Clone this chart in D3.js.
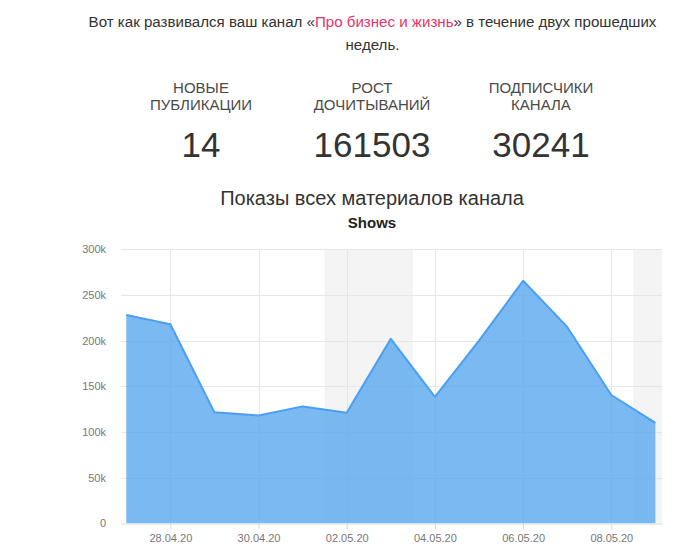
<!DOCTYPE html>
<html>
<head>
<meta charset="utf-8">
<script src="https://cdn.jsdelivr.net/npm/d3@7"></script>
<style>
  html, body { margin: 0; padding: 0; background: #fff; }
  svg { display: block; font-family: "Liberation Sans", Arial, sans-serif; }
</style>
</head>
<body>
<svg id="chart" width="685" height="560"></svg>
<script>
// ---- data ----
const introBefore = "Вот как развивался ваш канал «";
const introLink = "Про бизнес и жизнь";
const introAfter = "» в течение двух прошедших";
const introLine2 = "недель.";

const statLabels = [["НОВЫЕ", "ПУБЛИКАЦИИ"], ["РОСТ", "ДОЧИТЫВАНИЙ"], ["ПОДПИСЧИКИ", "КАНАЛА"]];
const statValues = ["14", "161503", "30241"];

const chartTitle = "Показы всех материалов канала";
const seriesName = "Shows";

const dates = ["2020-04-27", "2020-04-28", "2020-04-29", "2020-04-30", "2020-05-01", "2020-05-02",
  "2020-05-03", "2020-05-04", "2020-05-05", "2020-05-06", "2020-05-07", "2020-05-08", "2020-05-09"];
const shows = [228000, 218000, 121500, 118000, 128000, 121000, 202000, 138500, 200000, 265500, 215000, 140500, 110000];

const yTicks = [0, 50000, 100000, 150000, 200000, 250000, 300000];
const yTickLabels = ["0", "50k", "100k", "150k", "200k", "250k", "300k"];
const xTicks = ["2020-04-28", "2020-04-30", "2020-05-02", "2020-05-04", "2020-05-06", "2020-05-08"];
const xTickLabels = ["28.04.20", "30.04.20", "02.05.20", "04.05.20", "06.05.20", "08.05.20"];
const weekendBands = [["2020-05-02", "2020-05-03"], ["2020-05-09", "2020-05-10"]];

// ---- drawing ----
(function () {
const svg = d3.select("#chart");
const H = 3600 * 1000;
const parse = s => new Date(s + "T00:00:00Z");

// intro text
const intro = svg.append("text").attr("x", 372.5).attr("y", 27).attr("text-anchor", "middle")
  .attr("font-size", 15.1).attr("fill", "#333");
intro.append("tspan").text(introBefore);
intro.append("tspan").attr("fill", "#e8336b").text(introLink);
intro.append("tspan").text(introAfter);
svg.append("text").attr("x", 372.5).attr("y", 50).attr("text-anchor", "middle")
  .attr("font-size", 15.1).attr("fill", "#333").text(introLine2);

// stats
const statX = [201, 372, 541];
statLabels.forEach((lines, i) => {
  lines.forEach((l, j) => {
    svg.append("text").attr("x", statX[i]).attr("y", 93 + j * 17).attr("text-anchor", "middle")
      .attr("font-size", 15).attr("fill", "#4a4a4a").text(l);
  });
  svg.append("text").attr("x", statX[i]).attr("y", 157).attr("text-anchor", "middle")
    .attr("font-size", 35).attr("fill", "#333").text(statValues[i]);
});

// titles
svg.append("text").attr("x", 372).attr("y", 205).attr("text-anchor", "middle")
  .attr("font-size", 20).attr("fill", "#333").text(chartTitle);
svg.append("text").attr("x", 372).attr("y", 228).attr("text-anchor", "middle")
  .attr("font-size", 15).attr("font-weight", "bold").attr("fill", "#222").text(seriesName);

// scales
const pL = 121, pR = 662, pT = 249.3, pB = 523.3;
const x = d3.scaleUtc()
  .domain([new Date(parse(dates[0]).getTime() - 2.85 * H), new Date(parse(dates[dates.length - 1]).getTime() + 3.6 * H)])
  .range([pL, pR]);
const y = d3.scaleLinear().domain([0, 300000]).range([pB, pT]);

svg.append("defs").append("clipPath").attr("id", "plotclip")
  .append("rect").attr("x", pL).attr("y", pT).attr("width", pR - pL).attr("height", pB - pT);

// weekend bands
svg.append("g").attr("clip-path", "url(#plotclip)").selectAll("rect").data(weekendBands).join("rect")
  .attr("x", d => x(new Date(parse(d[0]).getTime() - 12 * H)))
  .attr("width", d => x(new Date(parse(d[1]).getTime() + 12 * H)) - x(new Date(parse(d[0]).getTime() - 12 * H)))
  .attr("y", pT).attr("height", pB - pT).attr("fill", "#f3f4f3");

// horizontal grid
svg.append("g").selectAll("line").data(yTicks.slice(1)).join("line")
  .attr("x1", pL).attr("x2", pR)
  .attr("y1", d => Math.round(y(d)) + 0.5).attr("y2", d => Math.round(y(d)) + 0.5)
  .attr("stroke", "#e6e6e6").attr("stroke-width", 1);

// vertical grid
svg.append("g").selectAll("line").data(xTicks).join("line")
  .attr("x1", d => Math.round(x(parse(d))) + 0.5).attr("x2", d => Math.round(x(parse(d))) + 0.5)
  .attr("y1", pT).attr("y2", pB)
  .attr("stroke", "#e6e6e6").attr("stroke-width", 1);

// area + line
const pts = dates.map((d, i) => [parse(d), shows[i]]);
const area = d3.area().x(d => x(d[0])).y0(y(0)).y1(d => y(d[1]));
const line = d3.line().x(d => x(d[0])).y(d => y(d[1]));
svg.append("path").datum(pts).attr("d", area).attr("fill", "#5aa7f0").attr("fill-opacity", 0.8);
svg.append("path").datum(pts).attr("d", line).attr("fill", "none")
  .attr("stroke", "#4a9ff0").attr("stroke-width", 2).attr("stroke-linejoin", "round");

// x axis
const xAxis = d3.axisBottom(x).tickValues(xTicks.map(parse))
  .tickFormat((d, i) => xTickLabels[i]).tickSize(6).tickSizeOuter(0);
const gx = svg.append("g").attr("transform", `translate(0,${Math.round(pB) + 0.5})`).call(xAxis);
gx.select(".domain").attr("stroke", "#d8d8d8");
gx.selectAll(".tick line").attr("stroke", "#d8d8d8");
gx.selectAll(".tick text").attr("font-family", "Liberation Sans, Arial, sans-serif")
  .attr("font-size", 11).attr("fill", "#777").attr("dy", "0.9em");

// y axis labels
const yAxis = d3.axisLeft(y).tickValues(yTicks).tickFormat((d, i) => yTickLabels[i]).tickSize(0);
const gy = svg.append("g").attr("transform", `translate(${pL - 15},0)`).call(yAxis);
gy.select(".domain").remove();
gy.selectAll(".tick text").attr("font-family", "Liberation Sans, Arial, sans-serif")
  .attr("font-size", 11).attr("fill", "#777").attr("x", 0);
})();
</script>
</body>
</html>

══════════════════════════════

Set task - Make an exact copy of the data, leaving its pictures out.

Result -
Clone this chart in D3.js.
<!DOCTYPE html>
<html>
<head>
<meta charset="utf-8">
<script src="https://cdn.jsdelivr.net/npm/d3@7"></script>
<style>
  html, body { margin: 0; padding: 0; background: #fff; }
  svg { display: block; font-family: "Liberation Sans", Arial, sans-serif; }
</style>
</head>
<body>
<svg id="chart" width="685" height="560"></svg>
<script>
// ---- data ----
const introBefore = "Вот как развивался ваш канал «";
const introLink = "Про бизнес и жизнь";
const introAfter = "» в течение двух прошедших";
const introLine2 = "недель.";

const statLabels = [["НОВЫЕ", "ПУБЛИКАЦИИ"], ["РОСТ", "ДОЧИТЫВАНИЙ"], ["ПОДПИСЧИКИ", "КАНАЛА"]];
const statValues = ["14", "161503", "30241"];

const chartTitle = "Показы всех материалов канала";
const seriesName = "Shows";

const dates = ["2020-04-27", "2020-04-28", "2020-04-29", "2020-04-30", "2020-05-01", "2020-05-02",
  "2020-05-03", "2020-05-04", "2020-05-05", "2020-05-06", "2020-05-07", "2020-05-08", "2020-05-09"];
const shows = [228000, 218000, 121500, 118000, 128000, 121000, 202000, 138500, 200000, 265500, 215000, 140500, 110000];

const yTicks = [0, 50000, 100000, 150000, 200000, 250000, 300000];
const yTickLabels = ["0", "50k", "100k", "150k", "200k", "250k", "300k"];
const xTicks = ["2020-04-28", "2020-04-30", "2020-05-02", "2020-05-04", "2020-05-06", "2020-05-08"];
const xTickLabels = ["28.04.20", "30.04.20", "02.05.20", "04.05.20", "06.05.20", "08.05.20"];
const weekendBands = [["2020-05-02", "2020-05-03"], ["2020-05-09", "2020-05-10"]];

// ---- drawing ----
(function () {
const svg = d3.select("#chart");
const H = 3600 * 1000;
const parse = s => new Date(s + "T00:00:00Z");

// intro text
const intro = svg.append("text").attr("x", 372.5).attr("y", 27).attr("text-anchor", "middle")
  .attr("font-size", 15.1).attr("fill", "#333");
intro.append("tspan").text(introBefore);
intro.append("tspan").attr("fill", "#e8336b").text(introLink);
intro.append("tspan").text(introAfter);
svg.append("text").attr("x", 372.5).attr("y", 50).attr("text-anchor", "middle")
  .attr("font-size", 15.1).attr("fill", "#333").text(introLine2);

// stats
const statX = [201, 372, 541];
statLabels.forEach((lines, i) => {
  lines.forEach((l, j) => {
    svg.append("text").attr("x", statX[i]).attr("y", 93 + j * 17).attr("text-anchor", "middle")
      .attr("font-size", 15).attr("fill", "#4a4a4a").text(l);
  });
  svg.append("text").attr("x", statX[i]).attr("y", 157).attr("text-anchor", "middle")
    .attr("font-size", 35).attr("fill", "#333").text(statValues[i]);
});

// titles
svg.append("text").attr("x", 372).attr("y", 205).attr("text-anchor", "middle")
  .attr("font-size", 20).attr("fill", "#333").text(chartTitle);
svg.append("text").attr("x", 372).attr("y", 228).attr("text-anchor", "middle")
  .attr("font-size", 15).attr("font-weight", "bold").attr("fill", "#222").text(seriesName);

// scales
const pL = 121, pR = 662, pT = 249.3, pB = 523.3;
const x = d3.scaleUtc()
  .domain([new Date(parse(dates[0]).getTime() - 2.85 * H), new Date(parse(dates[dates.length - 1]).getTime() + 3.6 * H)])
  .range([pL, pR]);
const y = d3.scaleLinear().domain([0, 300000]).range([pB, pT]);

svg.append("defs").append("clipPath").attr("id", "plotclip")
  .append("rect").attr("x", pL).attr("y", pT).attr("width", pR - pL).attr("height", pB - pT);

// weekend bands
svg.append("g").attr("clip-path", "url(#plotclip)").selectAll("rect").data(weekendBands).join("rect")
  .attr("x", d => x(new Date(parse(d[0]).getTime() - 12 * H)))
  .attr("width", d => x(new Date(parse(d[1]).getTime() + 12 * H)) - x(new Date(parse(d[0]).getTime() - 12 * H)))
  .attr("y", pT).attr("height", pB - pT).attr("fill", "#f3f4f3");

// horizontal grid
svg.append("g").selectAll("line").data(yTicks.slice(1)).join("line")
  .attr("x1", pL).attr("x2", pR)
  .attr("y1", d => Math.round(y(d)) + 0.5).attr("y2", d => Math.round(y(d)) + 0.5)
  .attr("stroke", "#e6e6e6").attr("stroke-width", 1);

// vertical grid
svg.append("g").selectAll("line").data(xTicks).join("line")
  .attr("x1", d => Math.round(x(parse(d))) + 0.5).attr("x2", d => Math.round(x(parse(d))) + 0.5)
  .attr("y1", pT).attr("y2", pB)
  .attr("stroke", "#e6e6e6").attr("stroke-width", 1);

// area + line
const pts = dates.map((d, i) => [parse(d), shows[i]]);
const area = d3.area().x(d => x(d[0])).y0(y(0)).y1(d => y(d[1]));
const line = d3.line().x(d => x(d[0])).y(d => y(d[1]));
svg.append("path").datum(pts).attr("d", area).attr("fill", "#5aa7f0").attr("fill-opacity", 0.8);
svg.append("path").datum(pts).attr("d", line).attr("fill", "none")
  .attr("stroke", "#4a9ff0").attr("stroke-width", 2).attr("stroke-linejoin", "round");

// x axis
const xAxis = d3.axisBottom(x).tickValues(xTicks.map(parse))
  .tickFormat((d, i) => xTickLabels[i]).tickSize(6).tickSizeOuter(0);
const gx = svg.append("g").attr("transform", `translate(0,${Math.round(pB) + 0.5})`).call(xAxis);
gx.select(".domain").attr("stroke", "#d8d8d8");
gx.selectAll(".tick line").attr("stroke", "#d8d8d8");
gx.selectAll(".tick text").attr("font-family", "Liberation Sans, Arial, sans-serif")
  .attr("font-size", 11).attr("fill", "#777").attr("dy", "0.9em");

// y axis labels
const yAxis = d3.axisLeft(y).tickValues(yTicks).tickFormat((d, i) => yTickLabels[i]).tickSize(0);
const gy = svg.append("g").attr("transform", `translate(${pL - 15},0)`).call(yAxis);
gy.select(".domain").remove();
gy.selectAll(".tick text").attr("font-family", "Liberation Sans, Arial, sans-serif")
  .attr("font-size", 11).attr("fill", "#777").attr("x", 0);
})();
</script>
</body>
</html>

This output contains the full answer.